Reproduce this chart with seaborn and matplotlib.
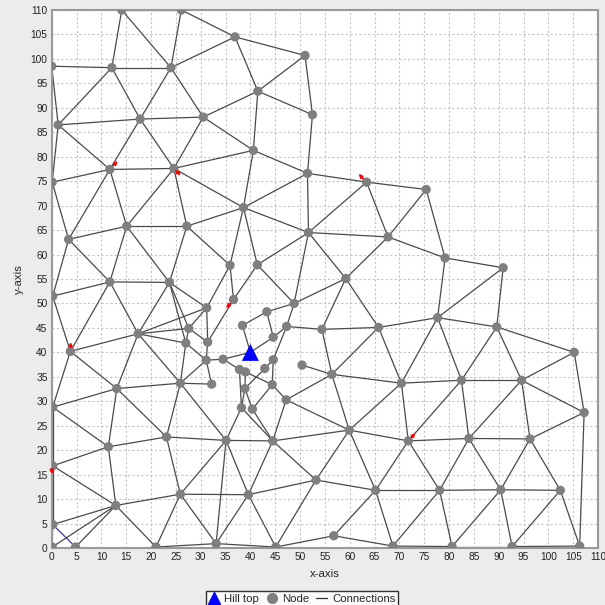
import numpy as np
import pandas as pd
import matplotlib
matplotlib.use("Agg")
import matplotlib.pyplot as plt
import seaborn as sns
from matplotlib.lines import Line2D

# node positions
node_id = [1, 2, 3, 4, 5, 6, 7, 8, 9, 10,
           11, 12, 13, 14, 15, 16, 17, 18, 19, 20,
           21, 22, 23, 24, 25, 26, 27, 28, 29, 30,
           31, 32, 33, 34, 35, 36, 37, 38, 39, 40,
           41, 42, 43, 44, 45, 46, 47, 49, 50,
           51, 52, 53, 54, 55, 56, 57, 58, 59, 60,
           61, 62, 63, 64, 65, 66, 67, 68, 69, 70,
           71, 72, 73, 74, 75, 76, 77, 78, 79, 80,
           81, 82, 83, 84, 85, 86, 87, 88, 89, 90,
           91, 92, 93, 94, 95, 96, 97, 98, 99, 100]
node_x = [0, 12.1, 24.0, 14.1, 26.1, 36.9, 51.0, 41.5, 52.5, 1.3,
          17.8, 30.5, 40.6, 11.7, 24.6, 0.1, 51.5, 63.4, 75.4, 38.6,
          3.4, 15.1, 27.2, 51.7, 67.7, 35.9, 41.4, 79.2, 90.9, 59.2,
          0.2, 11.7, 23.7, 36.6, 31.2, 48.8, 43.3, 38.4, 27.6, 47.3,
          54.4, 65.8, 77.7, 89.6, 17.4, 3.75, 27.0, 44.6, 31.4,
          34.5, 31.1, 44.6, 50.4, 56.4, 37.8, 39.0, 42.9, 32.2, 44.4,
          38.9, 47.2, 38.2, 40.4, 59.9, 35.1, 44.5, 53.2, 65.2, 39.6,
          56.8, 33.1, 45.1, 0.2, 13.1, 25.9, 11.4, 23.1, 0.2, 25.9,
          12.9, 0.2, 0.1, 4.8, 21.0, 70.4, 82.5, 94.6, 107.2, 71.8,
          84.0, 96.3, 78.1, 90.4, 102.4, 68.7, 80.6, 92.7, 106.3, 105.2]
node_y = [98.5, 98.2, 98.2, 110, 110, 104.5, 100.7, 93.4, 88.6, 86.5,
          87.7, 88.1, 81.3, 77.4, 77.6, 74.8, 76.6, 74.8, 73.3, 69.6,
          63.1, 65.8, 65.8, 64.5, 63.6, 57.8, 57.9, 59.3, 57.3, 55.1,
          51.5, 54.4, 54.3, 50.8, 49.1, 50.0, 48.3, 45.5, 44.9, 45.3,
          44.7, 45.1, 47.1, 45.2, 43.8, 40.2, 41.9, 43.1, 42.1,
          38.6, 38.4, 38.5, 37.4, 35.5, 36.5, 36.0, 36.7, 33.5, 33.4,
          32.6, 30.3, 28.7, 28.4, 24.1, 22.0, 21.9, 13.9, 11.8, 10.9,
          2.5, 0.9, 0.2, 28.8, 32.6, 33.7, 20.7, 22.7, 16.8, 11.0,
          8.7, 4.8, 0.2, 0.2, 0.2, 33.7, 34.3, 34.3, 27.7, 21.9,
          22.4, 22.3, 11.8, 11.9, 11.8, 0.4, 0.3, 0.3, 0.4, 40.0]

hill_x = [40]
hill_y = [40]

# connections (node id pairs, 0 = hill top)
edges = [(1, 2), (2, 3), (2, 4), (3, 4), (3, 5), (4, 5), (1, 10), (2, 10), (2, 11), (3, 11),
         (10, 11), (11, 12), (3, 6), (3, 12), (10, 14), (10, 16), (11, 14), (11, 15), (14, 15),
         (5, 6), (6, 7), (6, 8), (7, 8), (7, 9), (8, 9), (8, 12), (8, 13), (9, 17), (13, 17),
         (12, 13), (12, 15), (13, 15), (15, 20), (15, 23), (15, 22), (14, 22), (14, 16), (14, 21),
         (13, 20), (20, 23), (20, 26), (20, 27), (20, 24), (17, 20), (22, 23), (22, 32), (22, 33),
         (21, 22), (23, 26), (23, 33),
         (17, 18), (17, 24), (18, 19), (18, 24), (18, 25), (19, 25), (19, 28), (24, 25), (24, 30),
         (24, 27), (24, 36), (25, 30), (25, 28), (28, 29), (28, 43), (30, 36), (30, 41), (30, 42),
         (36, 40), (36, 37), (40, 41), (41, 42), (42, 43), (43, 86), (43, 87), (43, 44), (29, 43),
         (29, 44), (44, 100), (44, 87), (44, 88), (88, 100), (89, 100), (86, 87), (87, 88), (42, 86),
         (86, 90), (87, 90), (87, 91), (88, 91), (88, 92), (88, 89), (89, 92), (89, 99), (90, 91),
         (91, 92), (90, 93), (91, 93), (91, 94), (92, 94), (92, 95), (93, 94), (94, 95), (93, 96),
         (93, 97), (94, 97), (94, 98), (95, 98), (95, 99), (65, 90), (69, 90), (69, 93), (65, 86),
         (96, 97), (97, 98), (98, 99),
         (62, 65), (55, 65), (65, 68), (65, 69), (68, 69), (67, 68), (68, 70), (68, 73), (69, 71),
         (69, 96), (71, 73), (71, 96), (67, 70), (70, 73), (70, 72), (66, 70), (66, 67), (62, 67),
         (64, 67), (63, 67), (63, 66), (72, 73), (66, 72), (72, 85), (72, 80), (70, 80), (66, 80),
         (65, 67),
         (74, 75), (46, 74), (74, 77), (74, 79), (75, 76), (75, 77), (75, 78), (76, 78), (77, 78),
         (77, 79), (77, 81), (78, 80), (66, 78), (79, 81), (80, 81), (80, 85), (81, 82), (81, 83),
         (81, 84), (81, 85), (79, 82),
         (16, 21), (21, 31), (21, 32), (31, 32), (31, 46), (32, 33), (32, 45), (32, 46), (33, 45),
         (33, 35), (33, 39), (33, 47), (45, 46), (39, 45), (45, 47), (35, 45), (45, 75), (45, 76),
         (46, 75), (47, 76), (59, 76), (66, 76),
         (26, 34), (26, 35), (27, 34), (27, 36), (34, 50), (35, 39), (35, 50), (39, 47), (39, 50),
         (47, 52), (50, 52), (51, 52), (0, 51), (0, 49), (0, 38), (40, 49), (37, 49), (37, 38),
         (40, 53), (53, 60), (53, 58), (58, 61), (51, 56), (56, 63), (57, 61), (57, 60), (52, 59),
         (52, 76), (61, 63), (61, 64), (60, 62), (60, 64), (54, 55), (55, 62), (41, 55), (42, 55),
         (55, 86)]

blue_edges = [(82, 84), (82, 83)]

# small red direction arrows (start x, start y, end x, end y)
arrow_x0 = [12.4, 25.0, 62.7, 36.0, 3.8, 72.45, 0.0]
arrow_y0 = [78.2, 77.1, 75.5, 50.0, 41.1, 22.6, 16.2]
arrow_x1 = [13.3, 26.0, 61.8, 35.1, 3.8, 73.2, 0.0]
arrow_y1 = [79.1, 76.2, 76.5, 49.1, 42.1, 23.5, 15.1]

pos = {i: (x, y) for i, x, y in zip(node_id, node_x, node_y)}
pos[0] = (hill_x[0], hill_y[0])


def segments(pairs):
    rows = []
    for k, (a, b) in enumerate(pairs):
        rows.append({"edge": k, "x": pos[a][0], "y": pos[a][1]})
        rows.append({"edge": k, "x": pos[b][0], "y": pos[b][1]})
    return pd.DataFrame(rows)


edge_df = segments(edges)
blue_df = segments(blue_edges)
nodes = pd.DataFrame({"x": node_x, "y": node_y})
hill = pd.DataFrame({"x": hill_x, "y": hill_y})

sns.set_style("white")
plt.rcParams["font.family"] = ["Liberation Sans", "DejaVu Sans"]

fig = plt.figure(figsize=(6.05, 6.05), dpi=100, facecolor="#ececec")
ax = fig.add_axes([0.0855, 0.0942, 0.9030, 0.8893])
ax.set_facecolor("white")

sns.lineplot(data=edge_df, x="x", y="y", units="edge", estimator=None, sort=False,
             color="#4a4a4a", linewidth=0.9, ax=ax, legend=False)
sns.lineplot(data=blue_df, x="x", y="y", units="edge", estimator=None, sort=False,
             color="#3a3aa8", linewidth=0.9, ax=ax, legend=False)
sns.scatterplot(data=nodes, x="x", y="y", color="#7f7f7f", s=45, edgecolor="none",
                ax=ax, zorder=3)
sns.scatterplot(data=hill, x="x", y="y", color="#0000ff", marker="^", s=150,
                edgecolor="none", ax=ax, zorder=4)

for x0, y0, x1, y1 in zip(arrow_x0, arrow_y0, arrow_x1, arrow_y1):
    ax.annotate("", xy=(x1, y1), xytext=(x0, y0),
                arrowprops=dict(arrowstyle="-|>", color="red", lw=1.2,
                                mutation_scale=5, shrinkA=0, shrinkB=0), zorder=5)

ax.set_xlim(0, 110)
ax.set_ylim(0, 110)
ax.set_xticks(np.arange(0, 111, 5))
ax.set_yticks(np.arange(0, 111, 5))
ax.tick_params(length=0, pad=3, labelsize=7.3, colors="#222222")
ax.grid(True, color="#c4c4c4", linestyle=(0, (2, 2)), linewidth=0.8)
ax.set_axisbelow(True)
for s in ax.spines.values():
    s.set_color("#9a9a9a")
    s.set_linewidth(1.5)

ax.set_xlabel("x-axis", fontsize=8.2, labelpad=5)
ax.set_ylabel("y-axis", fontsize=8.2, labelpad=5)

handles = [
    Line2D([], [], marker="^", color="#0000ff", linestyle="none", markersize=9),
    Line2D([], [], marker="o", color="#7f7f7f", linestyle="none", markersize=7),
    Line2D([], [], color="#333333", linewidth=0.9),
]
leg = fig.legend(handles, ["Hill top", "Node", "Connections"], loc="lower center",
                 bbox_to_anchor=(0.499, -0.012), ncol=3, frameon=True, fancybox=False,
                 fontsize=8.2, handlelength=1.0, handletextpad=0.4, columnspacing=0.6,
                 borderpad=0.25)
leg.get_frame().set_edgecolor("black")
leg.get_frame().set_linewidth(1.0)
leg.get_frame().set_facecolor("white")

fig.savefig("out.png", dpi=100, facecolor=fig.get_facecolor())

○ ○ ○ ○ ○

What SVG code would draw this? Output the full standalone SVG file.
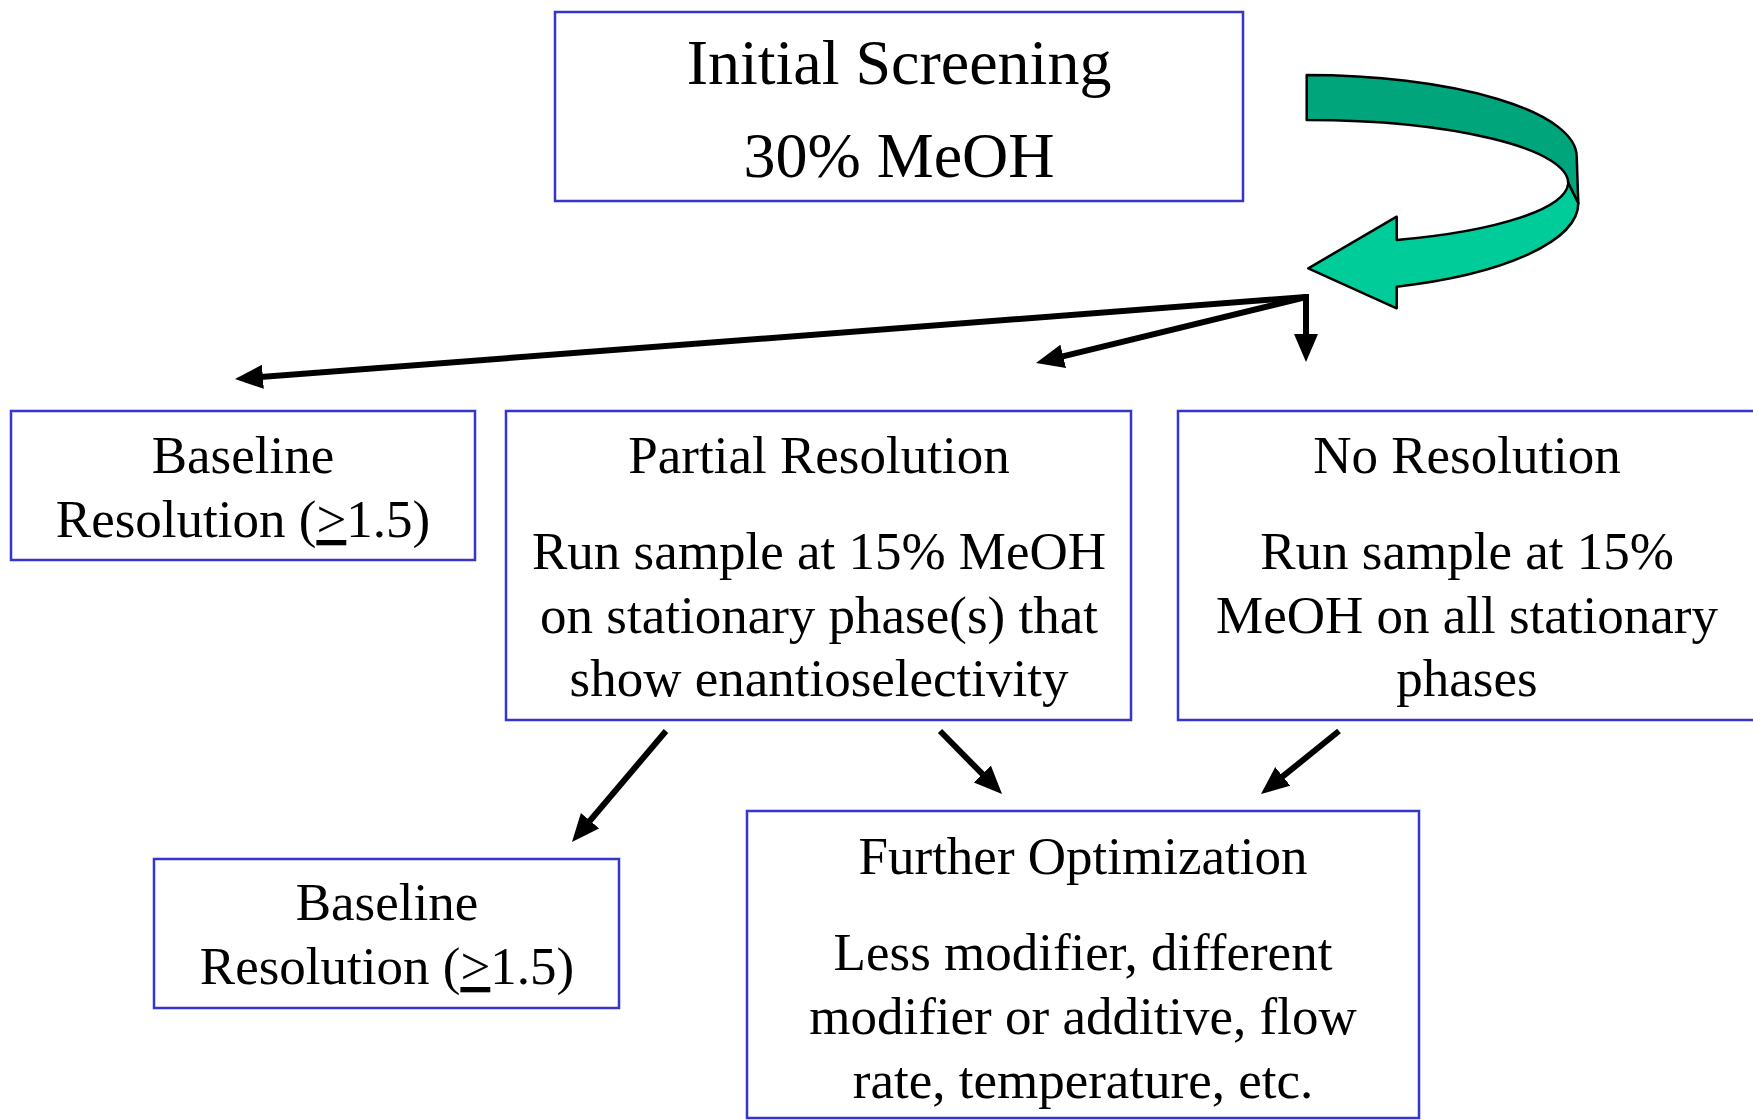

○ ○ ○ ○ ○

Task to carry out: Reproduce nothing but the lines from the one with "Reproduce this chart" to the one with "from matplotlib.lines import Line2D", both lines included, and keep every picture out of the copy.

Solution to this problem:
Reproduce this chart with seaborn and matplotlib.
import numpy as np
import pandas as pd
import matplotlib
matplotlib.use("Agg")
import matplotlib.pyplot as plt
import seaborn as sns
from matplotlib.lines import Line2D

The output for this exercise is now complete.